Using a flat head shovel, remove the top layer of lawn grass and weeds from the chosen area for the begonias. Place 2 inches of compost, such as a leaf mold or humus, on top of the soil bed. Work the compost into the soil by digging to a depth of 6 inches and turning the soil over several times. Rake the bed out smooth.
Dig holes in the bed the diameter and depth of the containers you purchased the plants in. Spacing should be 6 inches apart as they will fill in the area as they grow.
Remove the plants from the containers and place in the planting holes. Press the soil down firmly around the roots.

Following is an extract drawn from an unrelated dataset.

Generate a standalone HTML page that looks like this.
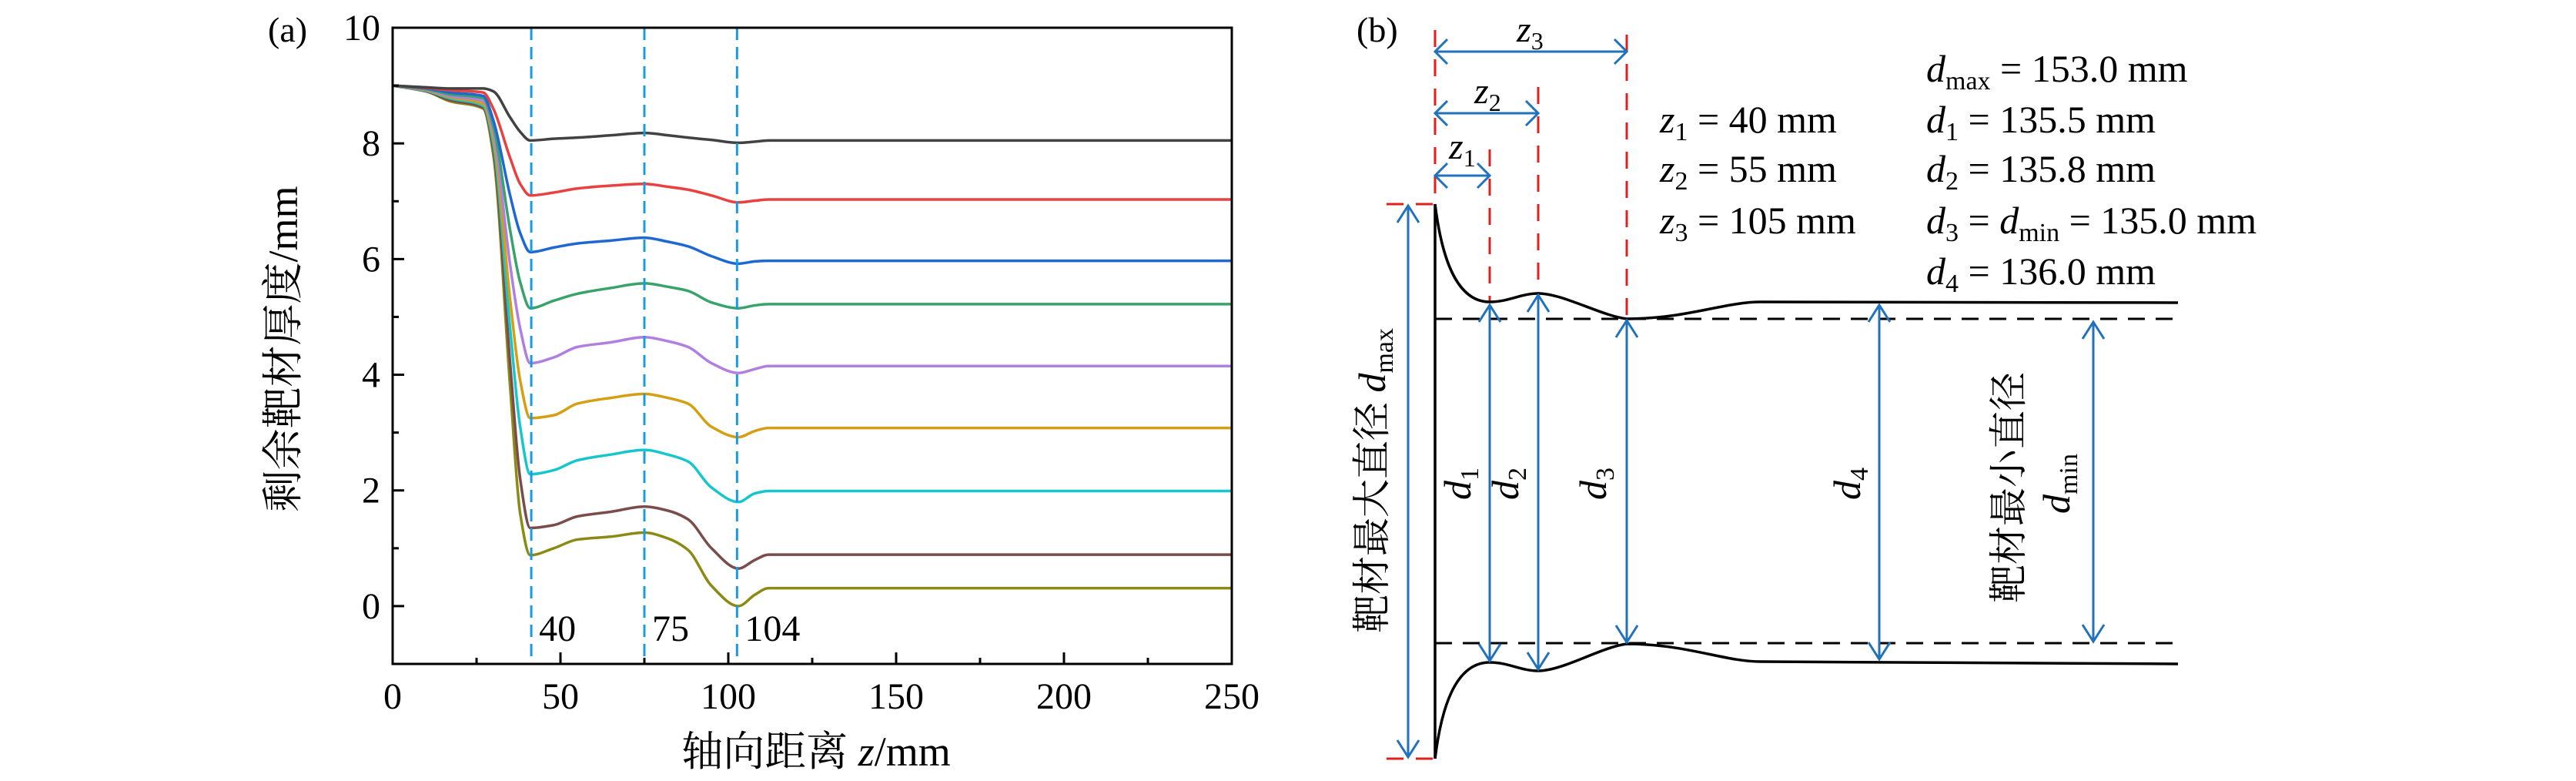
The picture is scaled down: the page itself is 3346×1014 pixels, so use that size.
<!DOCTYPE html>
<html><head><meta charset="utf-8"><style>
html,body{margin:0;padding:0;background:#fff;}
svg{display:block;}
text{font-family:"Liberation Serif","Noto Serif CJK SC",serif;fill:#000;}
.cjk{font-family:"Liberation Serif","Noto Serif CJK SC","Noto Sans CJK SC",serif;}
</style></head><body>
<svg id="fig" width="3346" height="1014" viewBox="0 0 3346 1014" xmlns="http://www.w3.org/2000/svg">
<g id="panelA"></g>
<g id="panelB">
  <text x="1762" y="54" font-size="46">(b)</text>
  <g stroke="#e0201c" stroke-width="3" stroke-dasharray="22,16" fill="none">
    <line x1="1864" y1="39" x2="1864" y2="265"/>
    <line x1="1935" y1="194" x2="1935" y2="392"/>
    <line x1="1998" y1="113" x2="1998" y2="381"/>
    <line x1="2113" y1="45" x2="2113" y2="414"/>
    <line x1="1801" y1="265" x2="1864" y2="265"/>
    <line x1="1801" y1="985" x2="1864" y2="985"/>
  </g>
  <g stroke="#000" stroke-width="3" stroke-dasharray="22,14">
    <line x1="1864" y1="414" x2="2832" y2="414"/>
    <line x1="1864" y1="835" x2="2832" y2="835"/>
  </g>
  <g stroke="#000" stroke-width="3.5" fill="none">
    <line x1="1864" y1="265" x2="1864" y2="985"/>
    <path d="M1864,265 C1872,330 1890,392 1935,392 C1960,392 1975,381 1998,381 C2030,381 2080,410 2113,414 C2190,414 2240,392 2287,392 L2829,393"/>
    <path d="M1864,985 C1872,920 1890,860 1935,860 C1960,860 1975,871 1998,871 C2030,871 2080,840 2113,836 C2190,836 2240,859 2287,859 L2829,862"/>
  </g>
  <g id="arrows" stroke="#1f72bb" stroke-width="3" fill="none"></g>
  <g font-size="48" font-style="italic">
    <text x="1970" y="54">z<tspan font-size="32" font-style="normal" dy="10">3</tspan></text>
    <text x="1915" y="134">z<tspan font-size="32" font-style="normal" dy="10">2</tspan></text>
    <text x="1882" y="206">z<tspan font-size="32" font-style="normal" dy="10">1</tspan></text>
  </g>
  <g font-size="50">
    <text x="2156" y="172"><tspan font-style="italic">z</tspan><tspan font-size="34" dy="10">1</tspan><tspan dy="-10"> = 40  mm</tspan></text>
    <text x="2156" y="236"><tspan font-style="italic">z</tspan><tspan font-size="34" dy="10">2</tspan><tspan dy="-10"> = 55  mm</tspan></text>
    <text x="2156" y="303"><tspan font-style="italic">z</tspan><tspan font-size="34" dy="10">3</tspan><tspan dy="-10"> = 105  mm</tspan></text>
  </g>
  <g font-size="50">
    <text x="2502" y="106"><tspan font-style="italic">d</tspan><tspan font-size="34" dy="10">max</tspan><tspan dy="-10"> = 153.0  mm</tspan></text>
    <text x="2502" y="172"><tspan font-style="italic">d</tspan><tspan font-size="34" dy="10">1</tspan><tspan dy="-10"> = 135.5  mm</tspan></text>
    <text x="2502" y="236"><tspan font-style="italic">d</tspan><tspan font-size="34" dy="10">2</tspan><tspan dy="-10"> = 135.8  mm</tspan></text>
    <text x="2502" y="303"><tspan font-style="italic">d</tspan><tspan font-size="34" dy="10">3</tspan><tspan dy="-10"> = </tspan><tspan font-style="italic">d</tspan><tspan font-size="34" dy="10">min</tspan><tspan dy="-10"> = 135.0  mm</tspan></text>
    <text x="2502" y="369"><tspan font-style="italic">d</tspan><tspan font-size="34" dy="10">4</tspan><tspan dy="-10"> = 136.0  mm</tspan></text>
  </g>
  <g font-size="50" font-style="italic">
    <text transform="translate(1910,628) rotate(-90)" text-anchor="middle">d<tspan font-size="34" font-style="normal" dy="10">1</tspan></text>
    <text transform="translate(1972,628) rotate(-90)" text-anchor="middle">d<tspan font-size="34" font-style="normal" dy="10">2</tspan></text>
    <text transform="translate(2086,628) rotate(-90)" text-anchor="middle">d<tspan font-size="34" font-style="normal" dy="10">3</tspan></text>
    <text transform="translate(2416,628) rotate(-90)" text-anchor="middle">d<tspan font-size="34" font-style="normal" dy="10">4</tspan></text>
  </g>
  <text class="cjk" transform="translate(1799,624) rotate(-90)" text-anchor="middle" font-size="50">靶材最大直径 <tspan font-style="italic">d</tspan><tspan font-size="34" dy="10">max</tspan></text>
  <text class="cjk" transform="translate(2626,633) rotate(-90)" text-anchor="middle" font-size="50">靶材最小直径</text>
  <text transform="translate(2688,628) rotate(-90)" text-anchor="middle" font-size="50" font-style="italic">d<tspan font-size="34" font-style="normal" dy="10">min</tspan></text>
</g>
</svg>
<script>
// ---- Panel (a) data ----
const xs = [0,10,17,27,30,35,38,41,48,55,65,75,82,88,95,103,108,112,250];
const sBlack  = [9.0,8.97,8.95,8.95,8.9,8.45,8.2,8.05,8.08,8.1,8.14,8.18,8.14,8.1,8.06,8.01,8.03,8.05,8.05];
const sRed    = [9.0,8.96,8.92,8.88,8.6,7.75,7.3,7.1,7.15,7.22,7.27,7.3,7.25,7.2,7.1,6.98,7.01,7.03,7.03];
const sBlue   = [9.0,8.95,8.88,8.82,8.4,7.1,6.45,6.12,6.2,6.27,6.32,6.37,6.3,6.22,6.05,5.92,5.96,5.97,5.97];
const sGreen  = [9.0,8.94,8.85,8.78,8.3,6.5,5.6,5.15,5.28,5.4,5.5,5.58,5.52,5.45,5.25,5.15,5.2,5.22,5.22];
const sPurple = [9.0,8.93,8.82,8.73,8.2,5.9,4.8,4.2,4.3,4.48,4.56,4.65,4.58,4.48,4.2,4.03,4.1,4.15,4.15];
const sOrange = [9.0,8.92,8.8,8.68,8.1,5.3,3.9,3.25,3.3,3.5,3.6,3.67,3.6,3.5,3.1,2.92,3.03,3.08,3.08];
const sCyan   = [9.0,8.91,8.78,8.65,8.0,4.8,3.1,2.28,2.35,2.52,2.62,2.7,2.62,2.5,2.05,1.8,1.95,1.99,1.99];
const sBrown  = [9.0,8.9,8.75,8.62,7.9,4.2,2.2,1.35,1.4,1.55,1.63,1.72,1.65,1.5,1.0,0.65,0.8,0.89,0.89];
const sOlive  = [9.0,8.9,8.73,8.6,7.8,3.8,1.6,0.88,1.0,1.15,1.2,1.27,1.17,0.97,0.35,0.0,0.2,0.31,0.31];
const seriesColors = ["#424242","#e8413f","#1f68d2","#38a36a","#b07fe0","#d49f12","#17c6cc","#7b4c4c","#8b8a14"];
const xTicks = [0,50,100,150,200,250];
const xMinor = [25,75,125,175,225];
const yTicks = [0,2,4,6,8,10];
const yMinor = [-1,1,3,5,7,9];
const markX = [41.3,75,102.6];
const markLabels = ["40","75","104"];

const NS="http://www.w3.org/2000/svg";
const L=510,R=1600,T=36,B=862,XMIN=0,XMAX=250,YMIN=-1,YMAX=10;
const sx=v=>L+(v-XMIN)/(XMAX-XMIN)*(R-L);
const sy=v=>B-(v-YMIN)/(YMAX-YMIN)*(B-T);
const A=document.getElementById('panelA');
function mk(tag,attrs,parent){const e=document.createElementNS(NS,tag);for(const k in attrs)e.setAttribute(k,attrs[k]);(parent||A).appendChild(e);return e;}
// monotone cubic (Fritsch-Carlson) in screen space
function smooth(px,py){
 const n=px.length,dl=[],m=[];
 for(let i=0;i<n-1;i++)dl.push((py[i+1]-py[i])/(px[i+1]-px[i]));
 m[0]=dl[0];m[n-1]=dl[n-2];
 for(let i=1;i<n-1;i++){ if(dl[i-1]*dl[i]<=0)m[i]=0; else { const w1=2*(px[i+1]-px[i])+(px[i]-px[i-1]), w2=(px[i+1]-px[i])+2*(px[i]-px[i-1]); m[i]=(w1+w2)/(w1/dl[i-1]+w2/dl[i]); } }
 let d="M"+px[0]+","+py[0];
 for(let i=0;i<n-1;i++){const h=px[i+1]-px[i];
  d+=" C"+(px[i]+h/3)+","+(py[i]+m[i]*h/3)+" "+(px[i+1]-h/3)+","+(py[i+1]-m[i+1]*h/3)+" "+px[i+1]+","+py[i+1];}
 return d;}

const allSeries=[sBlack,sRed,sBlue,sGreen,sPurple,sOrange,sCyan,sBrown,sOlive];
const names=["series-1","series-2","series-3","series-4","series-5","series-6","series-7","series-8","series-9"];
for(let i=allSeries.length-1;i>=0;i--){
 const s=allSeries[i];
 const p=mk('path',{d:smooth(xs.map(sx),s.map(sy)),fill:'none',stroke:seriesColors[i],'stroke-width':3.5});
 
 
}
markX.forEach((m,i)=>{
 const l=mk('line',{x1:sx(m),x2:sx(m),y1:T,y2:B,stroke:'#1a9be0','stroke-width':3,'stroke-dasharray':'16,9'});
 
 
 const t=mk('text',{x:sx(m)+10,y:832,'font-size':48});t.textContent=markLabels[i];
 
 
});
const frame=mk('rect',{x:L,y:T,width:R-L,height:B-T,fill:'none',stroke:'#000','stroke-width':3});


xTicks.forEach(v=>{const l=mk('line',{x1:sx(v),x2:sx(v),y1:B,y2:B-15,stroke:'#000','stroke-width':3});
 
 
 const t=mk('text',{x:sx(v),y:920,'font-size':48,'text-anchor':'middle'});t.textContent=v;
 
 });
xMinor.forEach(v=>{const l=mk('line',{x1:sx(v),x2:sx(v),y1:B,y2:B-8,stroke:'#000','stroke-width':3});
 
 });
yTicks.forEach(v=>{const l=mk('line',{x1:L,x2:L+15,y1:sy(v),y2:sy(v),stroke:'#000','stroke-width':3});
 
 
 const t=mk('text',{x:494,y:sy(v)+16,'font-size':48,'text-anchor':'end'});t.textContent=v;
 
 });
yMinor.forEach(v=>{const l=mk('line',{x1:L,x2:L+8,y1:sy(v),y2:sy(v),stroke:'#000','stroke-width':3});
 
 });
const pa=mk('text',{x:348,y:54,'font-size':46});pa.textContent='(a)';


const yt=mk('text',{transform:'translate(386,453) rotate(-90)','text-anchor':'middle','font-size':54,class:'cjk'});yt.textContent='剩余靶材厚度/mm';


const xt=mk('text',{x:1060,y:994,'text-anchor':'middle','font-size':54,class:'cjk'});
xt.appendChild(document.createTextNode('轴向距离 '));
const zs=mk('tspan',{'font-style':'italic'},xt);zs.textContent='z';
xt.appendChild(document.createTextNode('/mm'));



// ---- Panel (b) arrows ----
const G=document.getElementById('arrows');
function arrowH(x1,x2,y){const h=16;const d="M"+x1+","+y+" L"+x2+","+y+" M"+(x1+h)+","+(y-h)+" L"+x1+","+y+" L"+(x1+h)+","+(y+h)+" M"+(x2-h)+","+(y-h)+" L"+x2+","+y+" L"+(x2-h)+","+(y+h);
 const p=mk('path',{d:d},G);
 
 }
function arrowV(x,y1,y2){const h=14,k=22;const d="M"+x+","+y1+" L"+x+","+y2+" M"+(x-h)+","+(y1+k)+" L"+x+","+y1+" L"+(x+h)+","+(y1+k)+" M"+(x-h)+","+(y2-k)+" L"+x+","+y2+" L"+(x+h)+","+(y2-k);
 const p=mk('path',{d:d},G);
 
 }
arrowH(1864,2113,67);arrowH(1864,1998,147);arrowH(1864,1935,228);
arrowV(1829,267,983);arrowV(1935,396,858);arrowV(1998,383,869);arrowV(2113,416,834);arrowV(2441,396,856);arrowV(2719,418,833);
</script>
</body></html>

Water the soil thoroughly after planting.
Water to keep the soil moist for the first week and then cut back watering to when the soil feels dry. Begonias will do better a little dry than overwatered. Water in the early morning so the foliage has time to dry. Hold back watering throughout the winter.
Hand pull any weeds until the plants fill in the bed. Once filled in there will be too much shade for the weeds to grow.
Fertilize with a slow release granular fertilizer once there is growth. Follow manufacturer's directions on amount and how often to apply.